The second paper was entitled 'Abortion and the HFE Act 2008: the substantive representation of women', but Professor Sarah Childs modified her subtitle to 'Quicker than a consultation at the hairdressers?' to reflect in her title whatshe thought was the inadequate amount of parliamentary time taken to discuss abortion. She was cleverly using a quote from the debate in the Commons by Labour's Claire Curtis-Thomas who said that, in one case she is aware of, a 'consultation at the hairdresser's would have taken longer than the consultation to have an abortion'. This was a lively and thought-provoking presentation reviewing voting patterns and emphasising the importance of considering how the debate is debated.
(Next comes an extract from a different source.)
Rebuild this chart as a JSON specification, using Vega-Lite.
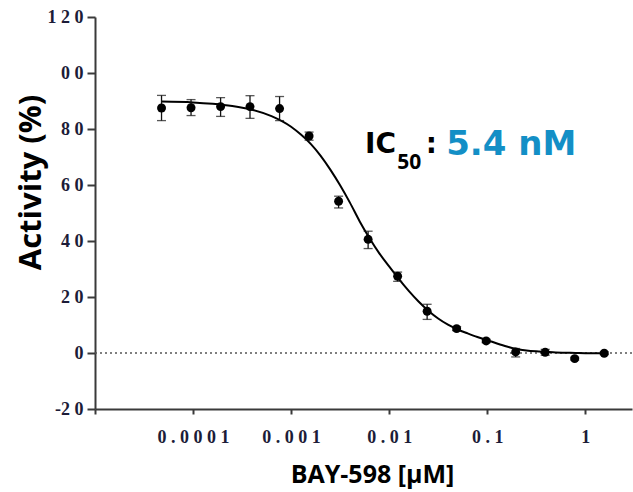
{
  "$schema": "https://vega.github.io/schema/vega-lite/v6.json",
  "width": 537,
  "height": 392,
  "autosize": {"type": "none"},
  "padding": {"left": 95, "top": 17, "right": 1, "bottom": 83},
  "background": "white",
  "config": {
    "view": {"stroke": null},
    "axis": {
      "grid": false,
      "domainColor": "#3a3a3a",
      "domainWidth": 2,
      "tickColor": "#3a3a3a",
      "tickWidth": 2,
      "labelFont": "Liberation Serif",
      "labelFontWeight": "bold",
      "labelFontSize": 18,
      "labelColor": "#1c1c38",
      "titleFont": "Open Sans",
      "titleFontWeight": "bold",
      "titleColor": "#000000"
    }
  },
  "datasets": {
    "measured": [
      {"conc": 0.0000477, "y": 87.5, "lo": 83.0, "hi": 92.0},
      {"conc": 0.0000954, "y": 87.6, "lo": 84.8, "hi": 90.5},
      {"conc": 0.000191, "y": 88.0, "lo": 84.5, "hi": 91.2},
      {"conc": 0.000381, "y": 88.0, "lo": 83.8, "hi": 91.9},
      {"conc": 0.000763, "y": 87.3, "lo": 83.0, "hi": 91.6},
      {"conc": 0.001526, "y": 77.5, "lo": 76.0, "hi": 78.9},
      {"conc": 0.003052, "y": 54.2, "lo": 51.8, "hi": 56.0},
      {"conc": 0.006104, "y": 40.6, "lo": 37.3, "hi": 43.5},
      {"conc": 0.01221, "y": 27.4, "lo": 25.6, "hi": 28.9},
      {"conc": 0.02441, "y": 14.9, "lo": 12.0, "hi": 17.4},
      {"conc": 0.04883, "y": 8.7, "lo": 8.0, "hi": 9.4},
      {"conc": 0.09766, "y": 4.3, "lo": 3.7, "hi": 4.9},
      {"conc": 0.1953, "y": 0.4, "lo": -1.4, "hi": 1.6},
      {"conc": 0.3906, "y": 0.25, "lo": -0.8, "hi": 1.3},
      {"conc": 0.7813, "y": -2.0, "lo": -2.5, "hi": -1.5},
      {"conc": 1.5625, "y": -0.1, "lo": -0.6, "hi": 0.4}
    ],
    "fit": [
      {"conc": 0.0000477, "y": 89.8},
      {"conc": 0.0001, "y": 89.5},
      {"conc": 0.0001585, "y": 89.0},
      {"conc": 0.0002512, "y": 88.2},
      {"conc": 0.0003981, "y": 86.9},
      {"conc": 0.000631, "y": 84.6},
      {"conc": 0.001, "y": 80.8},
      {"conc": 0.001259, "y": 78.0},
      {"conc": 0.001585, "y": 74.7},
      {"conc": 0.001995, "y": 70.5},
      {"conc": 0.002512, "y": 65.5},
      {"conc": 0.003162, "y": 59.9},
      {"conc": 0.003981, "y": 53.7},
      {"conc": 0.005012, "y": 47.0},
      {"conc": 0.00631, "y": 41.0},
      {"conc": 0.007943, "y": 35.6},
      {"conc": 0.01, "y": 30.9},
      {"conc": 0.01259, "y": 26.4},
      {"conc": 0.01585, "y": 22.2},
      {"conc": 0.01995, "y": 18.4},
      {"conc": 0.02512, "y": 15.1},
      {"conc": 0.03162, "y": 12.3},
      {"conc": 0.03981, "y": 10.1},
      {"conc": 0.05012, "y": 8.4},
      {"conc": 0.0631, "y": 7.0},
      {"conc": 0.07943, "y": 5.7},
      {"conc": 0.1, "y": 4.6},
      {"conc": 0.1259, "y": 3.4},
      {"conc": 0.1585, "y": 2.3},
      {"conc": 0.1995, "y": 1.4},
      {"conc": 0.2512, "y": 0.9},
      {"conc": 0.3162, "y": 0.6},
      {"conc": 0.3981, "y": 0.4},
      {"conc": 0.5012, "y": 0.2},
      {"conc": 0.631, "y": 0.1},
      {"conc": 0.7943, "y": 0.0},
      {"conc": 1.0, "y": -0.1},
      {"conc": 1.5625, "y": -0.1}
    ]
  },
  "layer": [
    {
      "data": {"values": [{"base": 0}]},
      "mark": {"type": "rule", "color": "#555555", "strokeWidth": 1.6, "strokeDash": [2, 3]},
      "encoding": {"y": {"field": "base", "type": "quantitative", "title": "Activity (%)"}}
    },
    {
      "data": {"name": "fit"},
      "mark": {"type": "line", "color": "#000000", "strokeWidth": 2, "interpolate": "monotone"},
      "encoding": {
        "x": {
          "field": "conc",
          "type": "quantitative",
          "scale": {"type": "log", "domain": [0.00001, 3], "nice": false},
          "axis": {
            "title": "BAY-598 [µM]",
            "titleFontSize": 25,
            "titleX": 277,
            "titleY": 73,
            "titleBaseline": "alphabetic",
            "values": [0.00001, 0.0001, 0.001, 0.01, 0.1, 1],
            "labelExpr": "datum.value < 0.00005 ? '' : datum.value < 0.0005 ? '0 . 0 0 0 1' : datum.value < 0.005 ? '0 . 0 0 1' : datum.value < 0.05 ? '0 . 0 1' : datum.value < 0.5 ? '0 . 1' : '1'",
            "tickSize": 5,
            "labelBaseline": "top",
            "labelPadding": 14,
            "labelDx": -7,
            "labelFlush": false,
            "labelOverlap": false
          }
        },
        "y": {
          "field": "y",
          "type": "quantitative",
          "scale": {"domain": [-20, 120], "nice": false, "zero": false},
          "axis": {
            "title": "Activity (%)",
            "titleFontSize": 31,
            "titleX": -64,
            "titleY": 165,
            "titleAngle": -90,
            "titleAlign": "center",
            "titleBaseline": "middle",
            "values": [-20, 0, 20, 40, 60, 80, 100, 120],
            "labelExpr": "datum.value == 120 ? '1 2 0' : datum.value == 100 ? '0 0' : datum.value == 80 ? '8 0' : datum.value == 60 ? '6 0' : datum.value == 40 ? '4 0' : datum.value == 20 ? '2 0' : datum.value == 0 ? '0' : '-2 0'",
            "tickSize": 8,
            "labelPadding": 4,
            "labelFlush": false,
            "labelOverlap": false
          }
        }
      }
    },
    {
      "data": {"name": "measured"},
      "mark": {"type": "rule", "color": "#111111", "strokeWidth": 1.3},
      "encoding": {
        "x": {"field": "conc", "type": "quantitative"},
        "y": {"field": "lo", "type": "quantitative", "title": "Activity (%)"},
        "y2": {"field": "hi"}
      }
    },
    {
      "data": {"name": "measured"},
      "mark": {"type": "tick", "orient": "horizontal", "color": "#111111", "size": 9, "thickness": 1.3},
      "encoding": {
        "x": {"field": "conc", "type": "quantitative"},
        "y": {"field": "lo", "type": "quantitative", "title": "Activity (%)"}
      }
    },
    {
      "data": {"name": "measured"},
      "mark": {"type": "tick", "orient": "horizontal", "color": "#111111", "size": 9, "thickness": 1.3},
      "encoding": {
        "x": {"field": "conc", "type": "quantitative"},
        "y": {"field": "hi", "type": "quantitative", "title": "Activity (%)"}
      }
    },
    {
      "data": {"name": "measured"},
      "mark": {"type": "point", "filled": true, "shape": "circle", "size": 80, "color": "#000000", "opacity": 1},
      "encoding": {
        "x": {"field": "conc", "type": "quantitative"},
        "y": {"field": "y", "type": "quantitative", "title": "Activity (%)"}
      }
    },
    {
      "data": {"values": [
        {"conc": 0.00569, "y": 71.3, "txt": "IC"},
        {"conc": 0.0236, "y": 71.3, "txt": ":"}
      ]},
      "mark": {"type": "text", "font": "DejaVu Sans", "fontWeight": "bold", "fontSize": 28, "align": "left", "baseline": "alphabetic", "color": "#000000"},
      "encoding": {
        "x": {"field": "conc", "type": "quantitative"},
        "y": {"field": "y", "type": "quantitative", "title": "Activity (%)"},
        "text": {"field": "txt"}
      }
    },
    {
      "data": {"values": [{"conc": 0.01208, "y": 65.8, "txt": "50"}]},
      "mark": {"type": "text", "font": "Open Sans", "fontWeight": "bold", "fontSize": 21, "align": "left", "baseline": "alphabetic", "color": "#000000"},
      "encoding": {
        "x": {"field": "conc", "type": "quantitative"},
        "y": {"field": "y", "type": "quantitative", "title": "Activity (%)"},
        "text": {"field": "txt"}
      }
    },
    {
      "data": {"values": [{"conc": 0.0382, "y": 70.6, "txt": "5.4 nM"}]},
      "mark": {"type": "text", "font": "DejaVu Sans", "fontWeight": "bold", "fontSize": 34, "align": "left", "baseline": "alphabetic", "color": "#138fc6"},
      "encoding": {
        "x": {"field": "conc", "type": "quantitative"},
        "y": {"field": "y", "type": "quantitative", "title": "Activity (%)"},
        "text": {"field": "txt"}
      }
    }
  ]
}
Dr Julie McCandless used a fairy tale in the title of her presentation 'Cinderella and her Ugly Sister: parenthood and welfare in the HFE Act 2008', but this was no bedtime story to lull us to sleep. She questioned why - during 80 hours of parliamentary debate about the HFE Act - eight were about removing of 'the need for a father', but only one was spent on the changes to the parenthood provisions. Dr McCandless argued the crucial question of what is parenthood was not unpicked and the law still tries to steer families into set or traditional models.
She argued what was not discussed during the debates was as, if not more, interesting than what was. Kinship studies were not considered - there was no analysis, just a 'common sense' approach. She also said the importance of genetics to parenthood was muted in some cases but bolstered in others and this inconsistency is worthy of further study.
I chaired the final session 'Restrictions to IVF and pre-implantation tissue-typing for the creation of 'saviour siblings': an examination of the UK regulatory approach from a harm perspective' this paper was presented by Dr Malcolm Smith, who co-organised this event. Dr Smith considered whether there is any justification for restricting access to IVF with the aim of creating saviour siblings.
He examined the underlying factors which guided the development of the UK regulatory approach. He discussed the 2008 legislative changes that have impacted on this issue and evaluated them on the basis of the harm principle. The question left hanging was how the abolition of the HFEA will impact on future regulation of the saviour sibling issue.
The workshop concluded by discussing future collaborations and outputs from the workshop, and there is a role for PET to play. PET is always looking for new opinion writers for BioNews and I look forward to commissioning many of the attendees.
I am grateful to those at the Genomics Forum in Edinburgh who made it possible for me to attend by awarding me a Bright Ideas Fellowship.